Известно, что Гильом де Шампо[11], учитель Абеляра, утверждал, что «идея пребывает в отдельных сущих поп essentialiter, sed indefferenter»[12]. И Скот уточнял, что между общей природой и этостью не существует различия в сущности. A это означает, что идея и общая природа не составляют сущности единичного, что единичное в этом Смысле является абсолютно лишенным сущности, несущественным, и поэтому критерии его отличия следует искать отнюдь не в сущности и не в понятии. Таким образом, отношение между общим и единичным не следует понимать как пребывание одной и той же сущности в различных индивидуумах, и сама проблема индивидуализации грозит обернуться псевдопроблемой.
В этом отношении необычайно интересным представляется то, как Спиноза мыслит общее. Всем телам, пишет он (Этика, И, лемма II), свойственно выражать божественный атрибут протяженности. Однако (теорема 37, там же) то, что является общим, никоим образом не может составлять сущность единичной вещи. Главной является идея несущественного сообщества, объединения, никак не связанного с сущностью. Имение–места, связь единичного через атрибут протяженности, не объединяет его в некоей сущности, но рассеивает его как то, что существует лишь в самом этом рассеивании.

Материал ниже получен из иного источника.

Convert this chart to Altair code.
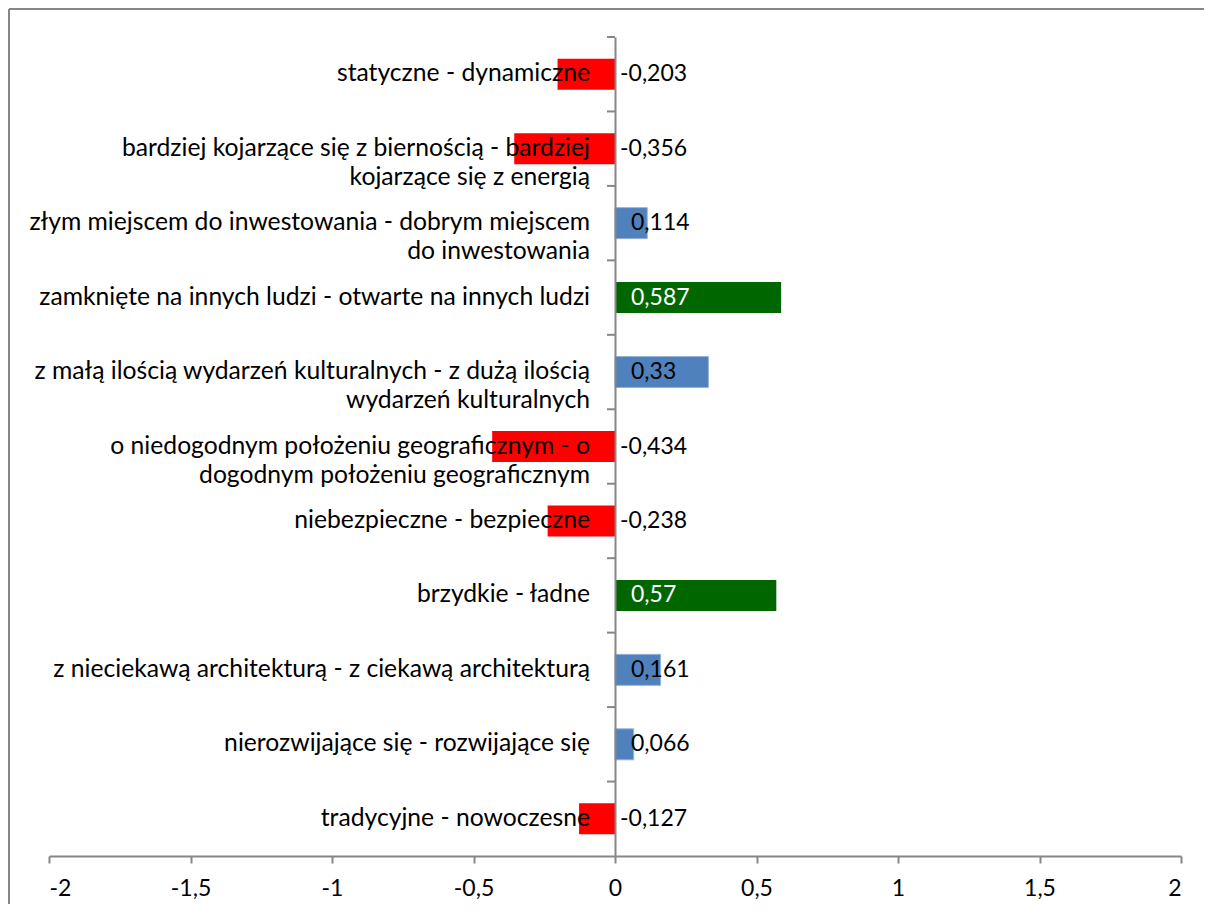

Любое — это не следствие нейтральности или безразличия общей природы по отношению к единичному, нет, его конституирует неразличение общего и индивидуального, рода и вида, сущности и явления. Любое — это вещь со всеми своими качествами, ни одна из которых, однако, не образует различия. Это безразличие в плане качеств и есть то, что одновременно и индивидуализирует единичное и распыляет его, делает его предметом любви (quodlibetali). Как и истинное слово, которое ни в коей мере не присваивает себе общее (язык), но также и не является простой констатацией деталей, человеческое лицо, в свою очередь, не является нам ни как индивидуализация некоего общего facrns, ни как схватывание индивидуальных черт во всеобщем: лицо — это любое лицо, в котором то, что принадлежит природе общего, и то, что является особенным, в принципе неразличимо, абсолютно безразлично.
Именно в этом ключе следует понимать доктрину ряда средневековых философов, которые рассматривали переход от потенции к акту, от общей формы к индивидуальному бытию не как некое вселенское событие, имеющее универсальную значимость, но как бесконечный ряд колебаний качеств. Индивидуация единичного бытия — это не некий точечный факт, но linea generationis substantiae, которая есть шкала непрерывных градаций возрастания и убывания, присвоения и отчуждения, всегда открытая в обе стороны. Образ линии здесь неслучаен. При письме ductus[13] руки постоянно переходит от общей формы букв к тем специфическим чертам, которые и образуют их уникальное начертание, создавая непрерывность линии, так что никогда, несмотря ни на какие ухищрения графолога, невозможно указать, где же действительно в письме пролегает граница между двумя этими сферами, но точно так же и человеческая природа, постоянно заявляя о себе в человеческом лице, обретает в нем свое существование, и тайна его выразительности обязана этому непрекращающемуся возникновению. Однако совершенно очевидно, что можно утверждать и нечто прямо противоположное, а именно, что сотни идиоматизмов или идиотизмов, характеризующих мою манеру писать букву п или произносить фонему, как раз и образуют общую форму. Общее и индивидуальное, родовое и единичное — это всего лишь два убегающих вниз склона, из которых слагается сам гребень любого.
В «Идиоте» Достоевского князю Мышкину ничего не стоит имитировать любой почерк и подписываться чужим именем («покорный игумен Пафнутий оставил здесь свою подпись»), В его почерке индивидуальное и общее оказываются неразличимы, но именно это и есть «идиотизм», то есть индивидуальное свойство, присущее любому. Переход от возможности к акту, от языка к слову, от общего к индивидуальному происходит всякий раз в обоих направлениях, вслед за тем мерцающим чередованием, где общая природа и единичное, потенция и акт постоянно меняются местами и взаимопроникают. Бытие, возникающее на этой линии или вдоль этой границы, — это бытие любое, и то, каким образом оно переходит от общего к частному и от частного к общему, называется обычаем, или, иначе, — этосом.